Pour Charlotte Corday, la Terreur est une aberration. Sa décision est prise assez spontanément, elle est convaincue que c’est sa mission. Le 9 juillet 1793 elle quitte Caen, seule, à bord d’une diligence de voyage. Elle ne reviendra jamais. Son plan est simple: acheter un couteau, trouver Marat et le lui planter dans le cœur. Elle a quelques difficultés a la rencontrer. En effet le politicien est férocement gardé par sa compagne et Charlotte a du mal à l’approcher. Mais elle finit par y arriver. Elle entre dans la pièce, elle lui parle un instant puis tire son couteau et poignarde d’un seul coup l’homme, perçant un poumon et le cœur, le foudroyant sur place. Nous sommes le 13 juillet 1793. Charlotte ne bouge pas, elle ne fuit pas et reste dans la pièce. Elle est rapidement arrêtée et traduite en justice. Elle ne nie rien et affirme avoir agi seule. Le 17 juillet, elle est menée à l’échafaud dans une robe rouge, celle du parricide. Elle meurt guillotinée, sa mission accomplie. Dans une lettre à son père elle affirme “Le crime fait la honte, non pas l’échafaud”. 

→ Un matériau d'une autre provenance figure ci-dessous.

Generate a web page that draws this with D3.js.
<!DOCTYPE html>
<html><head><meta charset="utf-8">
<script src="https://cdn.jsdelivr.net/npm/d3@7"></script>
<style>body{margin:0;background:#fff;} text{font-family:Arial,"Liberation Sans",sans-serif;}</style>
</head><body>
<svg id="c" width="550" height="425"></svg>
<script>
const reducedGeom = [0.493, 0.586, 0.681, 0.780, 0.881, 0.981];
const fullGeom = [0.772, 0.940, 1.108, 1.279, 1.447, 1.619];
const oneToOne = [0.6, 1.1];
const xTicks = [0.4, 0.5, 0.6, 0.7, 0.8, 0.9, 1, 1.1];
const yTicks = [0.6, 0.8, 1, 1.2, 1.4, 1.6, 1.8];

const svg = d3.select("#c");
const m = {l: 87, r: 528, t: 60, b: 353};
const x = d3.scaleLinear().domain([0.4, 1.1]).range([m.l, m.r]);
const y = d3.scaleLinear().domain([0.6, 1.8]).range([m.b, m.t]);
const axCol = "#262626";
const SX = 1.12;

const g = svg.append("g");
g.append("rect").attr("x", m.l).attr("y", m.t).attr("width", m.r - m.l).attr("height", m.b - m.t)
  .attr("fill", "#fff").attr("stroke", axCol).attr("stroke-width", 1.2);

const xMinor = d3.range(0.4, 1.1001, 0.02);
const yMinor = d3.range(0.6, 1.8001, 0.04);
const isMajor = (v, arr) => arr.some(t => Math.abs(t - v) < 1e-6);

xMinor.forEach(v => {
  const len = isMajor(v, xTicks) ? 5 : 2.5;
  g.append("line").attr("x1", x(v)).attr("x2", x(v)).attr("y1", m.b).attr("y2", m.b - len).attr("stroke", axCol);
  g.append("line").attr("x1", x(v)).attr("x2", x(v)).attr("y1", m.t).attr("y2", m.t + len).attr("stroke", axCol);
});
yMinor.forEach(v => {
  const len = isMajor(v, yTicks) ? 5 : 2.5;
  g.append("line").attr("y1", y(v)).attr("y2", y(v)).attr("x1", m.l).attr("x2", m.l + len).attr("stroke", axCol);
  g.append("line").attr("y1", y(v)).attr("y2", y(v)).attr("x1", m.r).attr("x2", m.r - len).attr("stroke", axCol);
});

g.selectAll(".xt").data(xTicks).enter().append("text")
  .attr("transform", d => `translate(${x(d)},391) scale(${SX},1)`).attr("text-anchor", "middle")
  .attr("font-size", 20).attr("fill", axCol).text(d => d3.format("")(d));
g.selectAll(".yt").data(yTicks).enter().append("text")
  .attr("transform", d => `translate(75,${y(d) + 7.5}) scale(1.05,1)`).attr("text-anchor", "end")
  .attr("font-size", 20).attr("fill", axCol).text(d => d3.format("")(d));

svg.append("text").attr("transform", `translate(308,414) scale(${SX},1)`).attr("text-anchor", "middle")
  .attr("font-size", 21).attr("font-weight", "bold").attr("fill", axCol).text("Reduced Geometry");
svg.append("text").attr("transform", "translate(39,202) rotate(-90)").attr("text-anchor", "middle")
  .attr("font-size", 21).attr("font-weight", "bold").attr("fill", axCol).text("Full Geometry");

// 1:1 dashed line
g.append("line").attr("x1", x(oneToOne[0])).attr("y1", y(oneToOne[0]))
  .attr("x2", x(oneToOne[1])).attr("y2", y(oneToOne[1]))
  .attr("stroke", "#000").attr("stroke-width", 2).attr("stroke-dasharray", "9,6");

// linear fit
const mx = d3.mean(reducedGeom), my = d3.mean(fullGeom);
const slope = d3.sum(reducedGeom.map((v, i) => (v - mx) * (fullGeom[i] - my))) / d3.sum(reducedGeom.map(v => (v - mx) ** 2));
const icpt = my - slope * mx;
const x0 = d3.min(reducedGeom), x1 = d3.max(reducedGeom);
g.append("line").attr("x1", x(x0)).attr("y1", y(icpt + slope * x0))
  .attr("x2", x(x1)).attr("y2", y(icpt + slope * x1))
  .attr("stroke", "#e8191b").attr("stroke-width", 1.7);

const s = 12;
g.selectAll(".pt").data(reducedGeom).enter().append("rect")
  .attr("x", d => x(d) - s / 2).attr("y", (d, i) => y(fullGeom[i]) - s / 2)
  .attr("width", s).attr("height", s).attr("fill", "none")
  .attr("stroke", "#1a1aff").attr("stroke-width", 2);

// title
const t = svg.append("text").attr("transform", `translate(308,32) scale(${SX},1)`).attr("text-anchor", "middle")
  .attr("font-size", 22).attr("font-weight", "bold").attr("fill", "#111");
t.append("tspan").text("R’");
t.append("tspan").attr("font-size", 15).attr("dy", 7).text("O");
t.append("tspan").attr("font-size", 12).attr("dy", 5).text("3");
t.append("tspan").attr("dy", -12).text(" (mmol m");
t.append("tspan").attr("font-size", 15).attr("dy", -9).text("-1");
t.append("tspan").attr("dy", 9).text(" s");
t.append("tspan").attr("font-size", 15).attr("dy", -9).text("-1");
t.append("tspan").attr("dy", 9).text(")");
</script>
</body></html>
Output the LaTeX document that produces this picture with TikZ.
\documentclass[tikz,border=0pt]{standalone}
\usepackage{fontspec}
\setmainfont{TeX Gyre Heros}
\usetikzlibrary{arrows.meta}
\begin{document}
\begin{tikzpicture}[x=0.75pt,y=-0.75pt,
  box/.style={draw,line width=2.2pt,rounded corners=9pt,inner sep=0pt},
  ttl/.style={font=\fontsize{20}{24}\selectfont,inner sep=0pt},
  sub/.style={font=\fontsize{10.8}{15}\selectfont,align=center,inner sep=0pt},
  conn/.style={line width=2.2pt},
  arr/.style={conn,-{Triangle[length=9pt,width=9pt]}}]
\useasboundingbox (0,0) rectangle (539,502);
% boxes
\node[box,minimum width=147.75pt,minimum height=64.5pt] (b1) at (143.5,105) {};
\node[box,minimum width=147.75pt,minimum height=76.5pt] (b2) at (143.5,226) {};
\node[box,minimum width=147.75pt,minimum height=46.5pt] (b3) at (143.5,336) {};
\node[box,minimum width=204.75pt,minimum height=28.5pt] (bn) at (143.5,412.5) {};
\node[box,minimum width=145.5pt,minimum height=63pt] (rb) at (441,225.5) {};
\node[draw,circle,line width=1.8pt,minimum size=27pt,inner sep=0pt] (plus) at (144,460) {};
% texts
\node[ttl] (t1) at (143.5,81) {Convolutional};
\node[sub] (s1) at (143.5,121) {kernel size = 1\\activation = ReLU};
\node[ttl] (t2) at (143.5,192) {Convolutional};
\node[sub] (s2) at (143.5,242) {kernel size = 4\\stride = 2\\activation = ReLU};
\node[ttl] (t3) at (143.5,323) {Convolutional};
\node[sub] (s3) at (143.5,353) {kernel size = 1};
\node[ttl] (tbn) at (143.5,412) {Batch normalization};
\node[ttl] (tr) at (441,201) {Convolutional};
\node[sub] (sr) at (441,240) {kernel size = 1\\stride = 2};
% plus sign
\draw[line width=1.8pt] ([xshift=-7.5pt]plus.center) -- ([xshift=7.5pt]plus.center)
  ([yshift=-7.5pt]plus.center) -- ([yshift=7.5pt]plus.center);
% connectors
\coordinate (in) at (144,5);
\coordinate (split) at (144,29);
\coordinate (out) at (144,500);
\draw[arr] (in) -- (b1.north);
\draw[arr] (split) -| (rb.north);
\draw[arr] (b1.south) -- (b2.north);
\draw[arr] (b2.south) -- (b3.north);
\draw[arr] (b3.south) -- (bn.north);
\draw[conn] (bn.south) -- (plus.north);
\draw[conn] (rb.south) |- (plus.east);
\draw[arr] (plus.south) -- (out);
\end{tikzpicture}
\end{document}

Dans les siècles qui suivirent, il eut un certain engouement romantique pour les femmes de la Révolution. Il a fallu attendre longtemps avant qu’on comprenne l’importance des actions de ces femmes. Leur vie s’est terminée de manière tragique mais dans le court temps qu’elles ont eu, elles se sont illustrées par leur détermination et leur intelligence. On a grandement romantisé leurs actions comme avec la Collection Vatel au musée Lambinet, qui rassemble près de 500 pièces en rapport avec Charlotte Corday. Mais aujourd’hui on sait comment étudier leurs écrits et leurs actions, qui marquent les prémices du féminisme moderne. Ce sont des héroïnes, qui se sont battues pour faire entendre la voix des femmes dans une époque profondément sexiste.